Huangshan Maofeng has an arguable claim to that title.
The story of modern tea processing starts with a rebellion and a ban.
The rebellion is that which brought the ascendance of China’s Ming Dynasty in 1368 CE and its first emperor, Zhu Yangzhang, a remarkable figure who climbed to leadership from destitution as a peasant.
The ban was a decree from this first emperor to outlaw compressed cakes of tea. At the time, tea was not an infusion made from whole leaves, but rather an emulsion made by grinding these cakes into a powder. This form goes back at least to the Tang Dynasty. By the Song Dynasty, it had become a fine powder like modern matcha.
The new Ming emperor regarded the compressed cakes as a valuable shadow currency and threat to imperial power. With the ban of compressed tea cakes, the tea-making industry was thrown into chaos for around a hundred and fifty years as it searched for a new method of production.
That method came from a monk living in the Song Luo mountains in what is modern day Anhui, not far from Huangshan.

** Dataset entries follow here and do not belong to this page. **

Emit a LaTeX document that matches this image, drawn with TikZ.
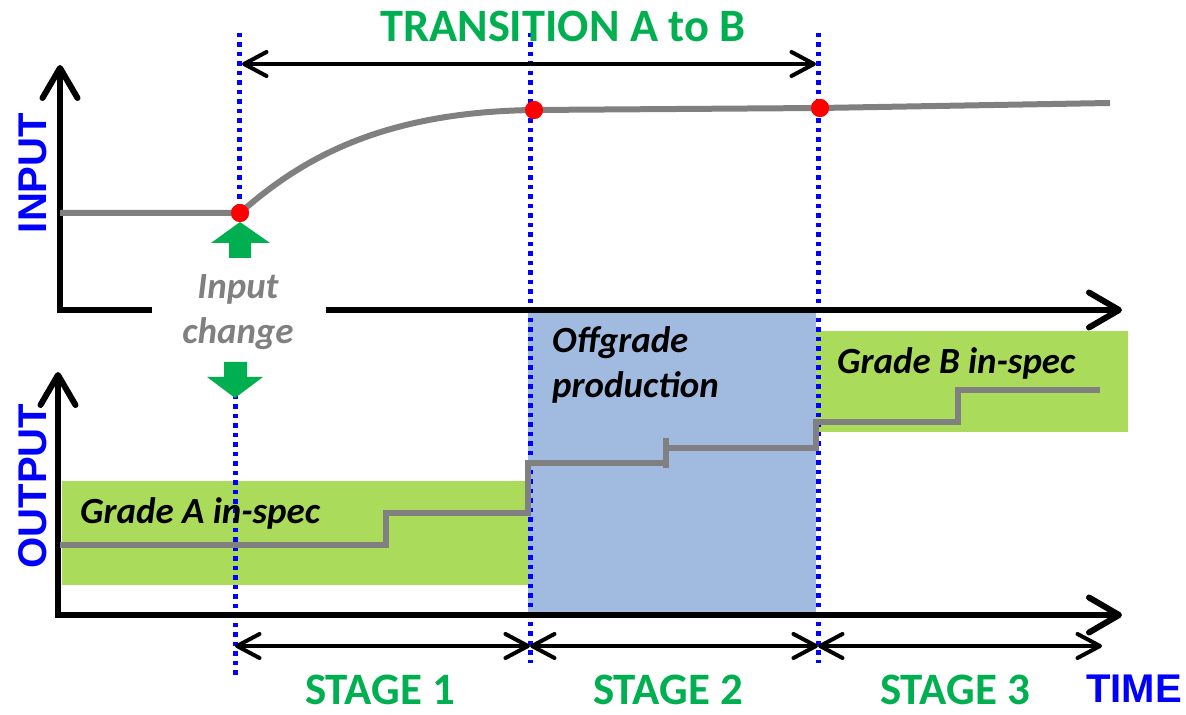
\documentclass[tikz,border=0pt]{standalone}
\usepackage{fontspec}
\setmainfont{Carlito}
\newfontfamily\arialfont{Liberation Sans}
\usetikzlibrary{arrows.meta}
\definecolor{txtgreen}{RGB}{0,176,80}
\definecolor{specgreen}{RGB}{170,219,90}
\definecolor{offblue}{RGB}{160,186,224}
\definecolor{linegray}{RGB}{128,128,128}

\begin{document}
\begin{tikzpicture}[
    x=0.02cm, y=-0.02cm,
    axis/.style={line width=0.12cm, -{Straight Barb[length=0.6cm, width=0.7cm, round]}},
    stagespan/.style={line width=0.08cm, {Straight Barb[length=0.45cm, width=0.48cm, round]}-{Straight Barb[length=0.45cm, width=0.48cm, round]}},
    tmark/.style={draw=blue, line width=0.1cm, dash pattern=on 0.09cm off 0.1cm},
    trace/.style={draw=linegray, line width=0.12cm},
    event/.style={circle, fill=red, inner sep=0pt, minimum size=0.36cm},
    stagelbl/.style={text=txtgreen, inner sep=1pt, font=\bfseries\fontsize{25.6}{30}\selectfont},
    axislbl/.style={text=blue, inner sep=1pt, font=\arialfont\bfseries\fontsize{22.8}{26}\selectfont},
    notelbl/.style={font=\bfseries\itshape\fontsize{21}{25.5}\selectfont, align=left, anchor=west}
]
\useasboundingbox (0,0) rectangle (1186,715);

% Bands
\fill[specgreen] (62,481) rectangle (528,585);
\fill[offblue] (528,312) rectangle (816,612);
\fill[specgreen] (816,331) rectangle (1128,432);

% Time markers
\draw[tmark] (239,33) -- (239,213);
\draw[tmark] (235,395) -- (235,675);
\draw[tmark] (530,33) -- (530,663);
\draw[tmark] (818,33) -- (818,663);

% Axes
\coordinate (o1) at (60,310);
\coordinate (o2) at (58,615);
\draw[axis] (o1) -- (60,65);
\draw[line width=0.12cm] (57,310) -- (152,310);
\draw[axis] (326,310) -- (1122,310);
\draw[axis] (o2) -- (58,372);
\draw[axis] (55,615) -- (1122,615);

% Input trace
\node[event] (p1) at (240,213) {};
\node[event] (p2) at (534,110) {};
\node[event] (p3) at (820,108) {};
\draw[trace] (60,213) -- (p1.center)
    .. controls (300,160) and (380,112) .. (p2.center)
    -- (p3.center) -- (1110,103);
\node[event] at (p1) {};
\node[event] at (p2) {};
\node[event] at (p3) {};

% Output trace
\draw[trace] (60,545) -- (386,545) -- (386,513) -- (528,513) -- (528,463)
    -- (666,463) -- (666,448) -- (816,448) -- (816,422) -- (958,422)
    -- (958,390) -- (1100,390);
\draw[trace] (666,438) -- (666,468);

% Input change arrows
\fill[txtgreen] (240,222) -- (270,243) -- (251,243) -- (251,258)
    -- (229,258) -- (229,243) -- (211,243) -- cycle;
\fill[txtgreen] (235,398) -- (263,377) -- (247,377) -- (247,362)
    -- (224,362) -- (224,377) -- (207,377) -- cycle;
\node[font=\bfseries\itshape\fontsize{21}{25.5}\selectfont, text=linegray, align=center] (chg) at (238,312) {Input\\change};

% Transition span
\coordinate (ta) at (242,64);
\coordinate (tb) at (816,64);
\draw[stagespan] (ta) -- (tb);
\node[stagelbl, font=\bfseries\fontsize{26.4}{30}\selectfont] (trans) at (563,26) {TRANSITION A to B};

% Stage spans
\coordinate (s0) at (235,646);
\coordinate (s1) at (530,646);
\coordinate (s2) at (818,646);
\coordinate (s3) at (1102,646);
\draw[stagespan] (s0) -- (s1);
\draw[stagespan] (s1) -- (s2);
\draw[stagespan] (s2) -- (s3);
\node[stagelbl, anchor=base] (st1) at (380,704) {STAGE 1};
\node[stagelbl, anchor=base] (st2) at (668,704) {STAGE 2};
\node[stagelbl, anchor=base] (st3) at (955,704) {STAGE 3};

% Band labels
\node[notelbl] (gA) at (74,513) {Grade A in-spec};
\node[notelbl] (off) at (546,365) {Offgrade\\production};
\node[notelbl] (gB) at (831,363) {Grade B in-spec};

% Axis labels
\node[axislbl, rotate=90] (inlbl) at (33,173) {INPUT};
\node[axislbl, rotate=90] (outlbl) at (33,486) {OUTPUT};
\node[axislbl, anchor=base east] (time) at (1184,702) {TIME};

\end{tikzpicture}
\end{document}
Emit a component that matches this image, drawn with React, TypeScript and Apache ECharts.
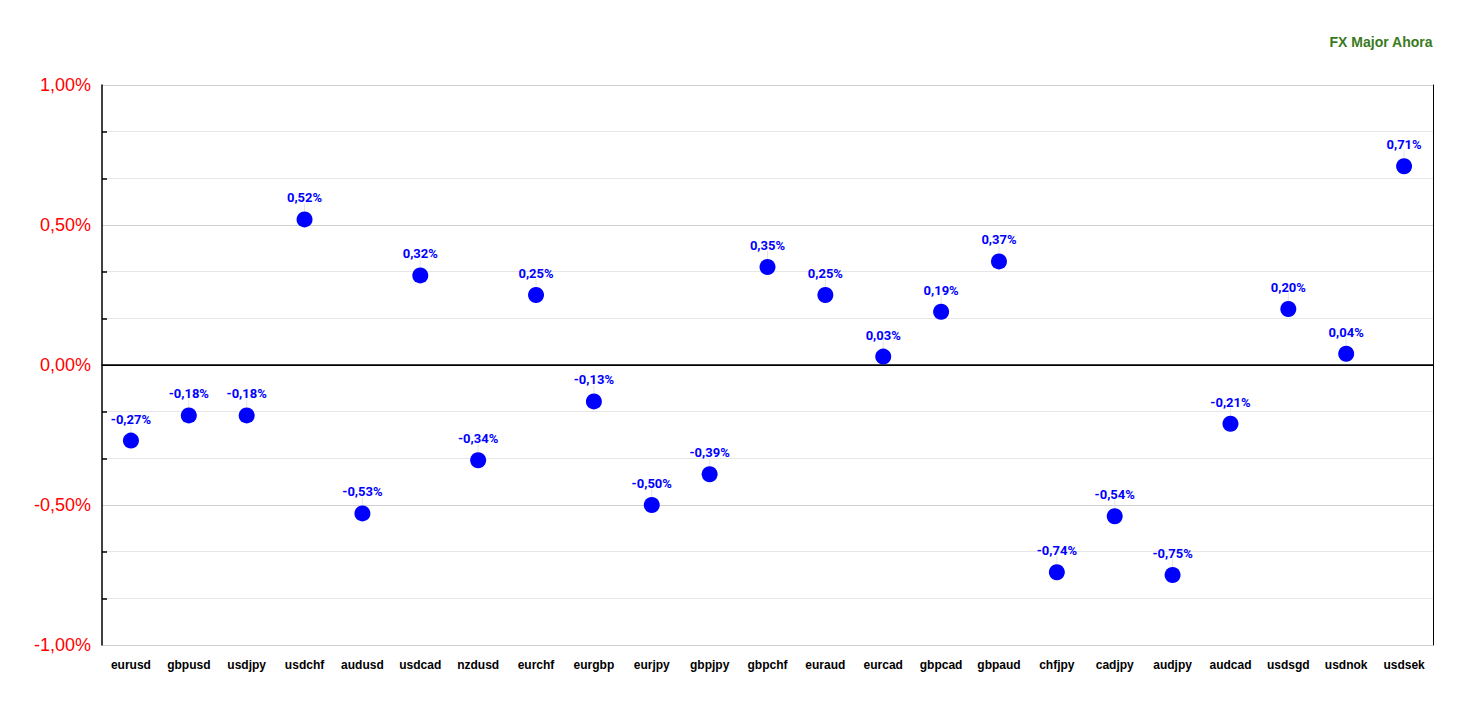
import React, { useEffect, useRef } from "react";
import * as echarts from "echarts";

const pairs = ["eurusd","gbpusd","usdjpy","usdchf","audusd","usdcad","nzdusd","eurchf","eurgbp","eurjpy","gbpjpy","gbpchf","euraud","eurcad","gbpcad","gbpaud","chfjpy","cadjpy","audjpy","audcad","usdsgd","usdnok","usdsek"];
const changes = [-0.27,-0.18,-0.18,0.52,-0.53,0.32,-0.34,0.25,-0.13,-0.50,-0.39,0.35,0.25,0.03,0.19,0.37,-0.74,-0.54,-0.75,-0.21,0.20,0.04,0.71];
const titleText = "FX Major Ahora";

const fmt = (v: number) => v.toFixed(2).replace(".", ",") + "%";

export default function App() {
  const ref = useRef<HTMLDivElement>(null);
  useEffect(() => {
    const chart = echarts.init(ref.current!, null, { renderer: "svg" });
    chart.setOption({
      animation: false,
      title: {
        text: titleText,
        right: 35,
        top: 35,
        padding: 0,
        textStyle: { fontFamily: "Liberation Sans", fontSize: 14, fontWeight: "bold", color: "#3a7a1e" },
      },
      grid: { left: 102, right: 35, top: 85, bottom: 62 },
      xAxis: [
        {
          type: "category",
          data: pairs,
          axisLine: { lineStyle: { color: "#000", width: 1.5 } },
          axisTick: { alignWithLabel: true, length: 6, lineStyle: { color: "#000", width: 2 } },
          axisLabel: { interval: 0, margin: 14, fontFamily: "Liberation Sans", fontWeight: "bold", fontSize: 12, color: "#000" },
          splitLine: { show: false },
        },
        {
          type: "category",
          data: pairs,
          position: "bottom",
          axisLine: { show: false },
          axisTick: { alignWithLabel: true, inside: true, length: 5, lineStyle: { color: "#000", width: 2 } },
          axisLabel: { show: false },
          splitLine: { show: false },
        },
      ],
      yAxis: [
        {
          type: "value",
          min: -1,
          max: 1,
          interval: 0.5,
          axisLine: { show: true, lineStyle: { color: "#000", width: 1.5 } },
          axisTick: { show: false, inside: true },
          minorTick: { show: true, splitNumber: 3, length: 5, lineStyle: { color: "#000", width: 1.5 } },
          minorSplitLine: { show: true, lineStyle: { color: "#e6e6e6", width: 1 } },
          splitLine: { show: true, lineStyle: { color: "#d0d0d0", width: 1 } },
          axisLabel: {
            formatter: (v: number) => fmt(v),
            color: "#ff0000",
            fontSize: 18,
            fontFamily: "Liberation Sans",
            margin: 11,
          },
        },
        {
          type: "value",
          min: -1,
          max: 1,
          position: "right",
          axisLine: { show: true, lineStyle: { color: "#000", width: 1 } },
          axisTick: { show: false },
          axisLabel: { show: false },
          splitLine: { show: false },
        },
      ],
      series: [
        {
          type: "custom",
          silent: true,
          data: changes.map((v, i) => [i, v]),
          renderItem: (params: any, api: any) => {
            const p = api.coord([api.value(0), api.value(1)]);
            return {
              type: "line",
              shape: { x1: p[0], y1: p[1] - 8, x2: p[0], y2: p[1] - 16 },
              style: { stroke: "#e4e4e4", lineWidth: 1 },
            };
          },
          z: 1,
        },
        {
          type: "scatter",
          data: changes,
          symbolSize: 16,
          z: 3,
          itemStyle: { color: "#0000ff", opacity: 1 },
          label: {
            show: true,
            position: "top",
            distance: 7,
            formatter: (p: any) => fmt(p.value),
            color: "#0000ff",
            fontFamily: "Roboto",
            fontWeight: "bold",
            fontSize: 13,
          },
          markLine: {
            silent: true,
            symbol: "none",
            label: { show: false },
            lineStyle: { color: "#000", type: "solid", width: 1 },
            data: [{ yAxis: 0 }],
          },
        },
      ],
    });
    return () => chart.dispose();
  }, []);
  return <div ref={ref} style={{ position: "absolute", left: 0, top: 0, width: 1468, height: 707 }} />;
}
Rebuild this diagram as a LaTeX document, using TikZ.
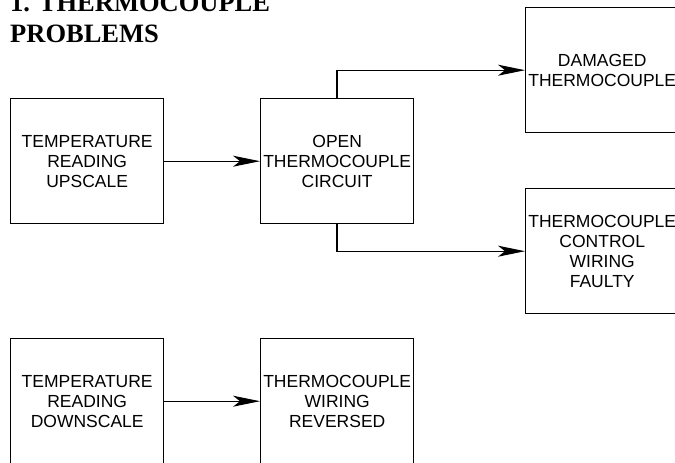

The Song Luo process is still the basis for all modern loose-leaf tea making. Its original steps included plucking, sorting, withering, fixing by pan frying, rolling, roasting, and another round of fine sorting. The machinery may be different these days, but Song Luo’s process is the same general steps you’d follow to make a modern green tea like Anji Baicha. Other contemporary styles are variations of these steps. Black tea, wulong, white tea and yellow tea all owe it to Song Luo.
No one knows what the flavor of Song Luo’s original tea was for sure, but given Huangshan’s proximity to the area where he worked, the wispy two leaves and a bud of Huangshan Maofeng is viewed as a pure successor of Song Luo’s historic process with few major changes over the last half a millennium.
Leaves from the local heirloom Quntizhong tea bushes of Anhui give it even further claim to preserving the historic taste of tea from this area.
Mellow, sweet, clear enough to read a bible through. It’s one of the great teas of the world and maybe also the most subtle.
We have some personal history with Huangshan Maofeng, too.
The Wang family’s Huangshan Maofeng is one of the longest standing teas in Seven Cups’ catalog. Austin’s first trip to the Wang family’s cliff-side tea factory was in 2006 and we’ve imported their teas every year since then.